A NASA spacecraft has spotted a big gully on Mars, a feature that appears to have formed only within the last three years.
The powerful HiRISE camera on NASA's Mars Reconnaissance Orbiter (MRO) imaged the channel, which is found on the slope of a crater wall in the Red Planet's mid-southern latitudes, on May 25, 2013. The feature was not present in HiRISE photos of the area taken on Nov. 5, 2010. NASA unveiled the image on Wednesday.
While the Mars gully looks a lot like river channels here on Earth, it likely was not carved out by flowing water, NASA officials said.
"The dates of the images are more than a full Martian year apart, so the observations did not pin down the Martian season of the activity at this site," officials wrote in a description of the gully image on Wednesday.

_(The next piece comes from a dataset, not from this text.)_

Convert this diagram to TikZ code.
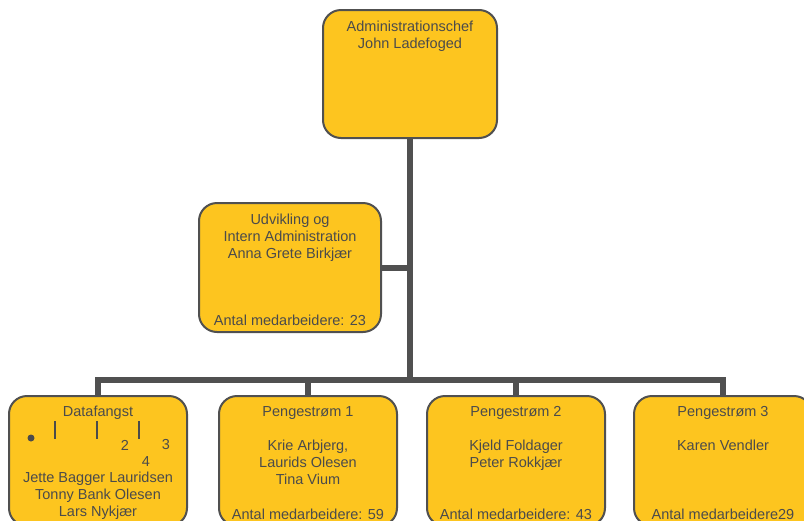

But, they added, "before-and-after HiRISE pairs of similar activity at other sites demonstrate that this type of activity generally occurs in winter, at temperatures so cold that carbon dioxide, rather than water, is likely to play the key role."
However, MRO has observed other Martian features that do seem associated with liquid water — dark streaks known as recurring slope lineae.
RSL lines snake down crater walls and other slopes during warm weather on the Red Planet, and some researchers think they're caused by briny water that contains an iron-based antifreeze. Direct evidence of flowing water at RSL sites, however, remains elusive.
If water does flow across the surface of present-day Mars from time to time, the planet would be a likelier bet to host life as we know it. Here on Earth, life teems pretty much anywhere liquid water exists.
Ancient Mars was much more hospitable to life. For example, NASA's Curiosity rover discovered an ancient lake-and-stream system near its Red Planet landing site that could have supported microbial life billions of years ago.